JOANN FA PACE CON LE CORSE

di Nestore Morosini

MAMMA VILLENEUVE FELICE: Il trionfo di Jacques nel G.P. d'Europa vissuto col batticuore dalla donna che negli Anni 80 seguiva il marito ferrarista

Una gara strepitosa, quella del Nurburgring, fra Jacques Villeneuve e Michael Schumacher. Qualcosa stile vecchi tempi, come nel 1980, quando Gilles Villeneuve vinse in Spagna con la Ferrari turbo tenendosi dietro per 80 giri quattro avversari.
Stessa pasta di combattenti, forse il figlio ha quel pizzico di generosità in meno verso gli spettatori che diventa virtù al momento di vincere.
Un ragazzo di ghiaccio, insomma. Ma solo sulla pista. «Perché fuori, nella sua vita privata, è come il padre: buono, gentile, una serenità fuori del comune soprattutto nel rapporto con la gente ed i suoi coetanei».

Joann Villeneuve ha seguito la prima vittoria in Formula 1 del figlio alla televisione, una delle decine e decine di milioni di telespettatori (otto milioni solo in Italia) che sono rimasti incollati al video per tutto il GP d'Europa.
«Un'emozione incredibile - dice Joann -, qualcosa di veramente straordinario. Ha guidato tutta la corsa in testa e m'è tornata in mente la Spagna di Gilles. Sono passati tanti anni da allora, oggi ho ripreso a godermi le corse. E mi sono accorta che, tenendosi dietro un pilota così aggressivo come Schumacher, Jacques ha dimostrato di essere psicologicamente molto, molto forte».

-E che cosa ha provato nel vedere Jacques tagliare il traguardo?
«Mi sono sentita sollevata, avevo vissuto praticamente un'ora di grande tensione, un mal di cuore incredibile.
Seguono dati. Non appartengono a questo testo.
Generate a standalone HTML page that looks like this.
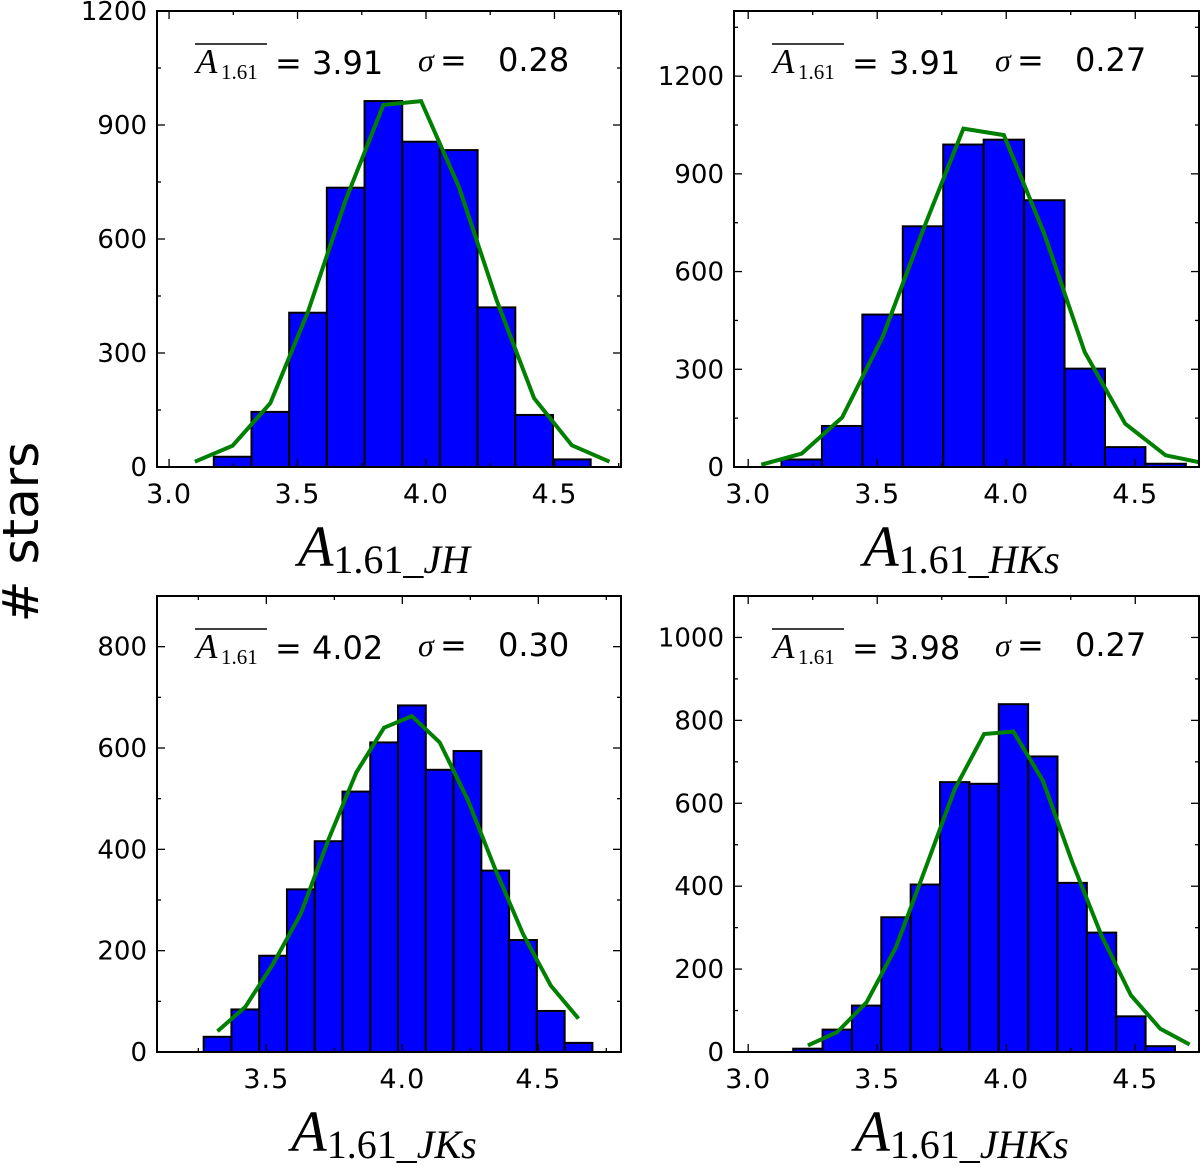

E quando ho sentito le note di "Grand Canada", il nostro inno nazionale, i ricordi mi hanno affollato la mente».

- Secondo lei avendo vinto la prima corsa in Formula 1 al quarto appuntamento significa una gran carriera per Jacques?
«Questo è sicuro. E' un ragazzo che non ha solo talento: usa il cervello e sa mettere a punto la vettura».

- Molto diverso da suo padre?
«Beh, no. Non proprio. Forse come pilota, Gilles era più arrembante. Ma nella vita privata era sereno, calmo. Io penso, però, che entrambi abbiano quel punto in comune che diceva l'ingegnere della Williams, Patrick Head: amano la battaglia».

- Ha mai pensato che Schumacher lo potesse passare?
«Non l'ho mai pensato. E credo che neppure Jacques lo abbia pensato. L'ho sentito, addirittura, dire alla televisione che prima che Michael s'accodasse alla sua Williams si stava annoiando. Ma una cosa l'ho pensata davvero: che un pilota mentalmente più fragile di Jacques non avrebbe potuto resistere all'incalzare di Schumacher. Quando corre è così diverso da quando è, nella vita comune, con i suoi amici».

- E' diverso vedere vincere il marito e, dopo anni, il figlio?
«Sì, è diverso. Si tratta di due diversi momenti della mia vita, due amori molto differenti. Uniti, però, dalla stessa gioia».

- Verrà a Imola per veder correre Jacques in Italia?
«No, devo andare a New York dove mia figlia Melanie, la sorella di Jacques, si laurea in storia della musica».

- Magari l'appuntamento è per Montecarlo?
«Neppure. Jacques ha bisogno di stare solo e non vuole che io gli stia fra i piedi».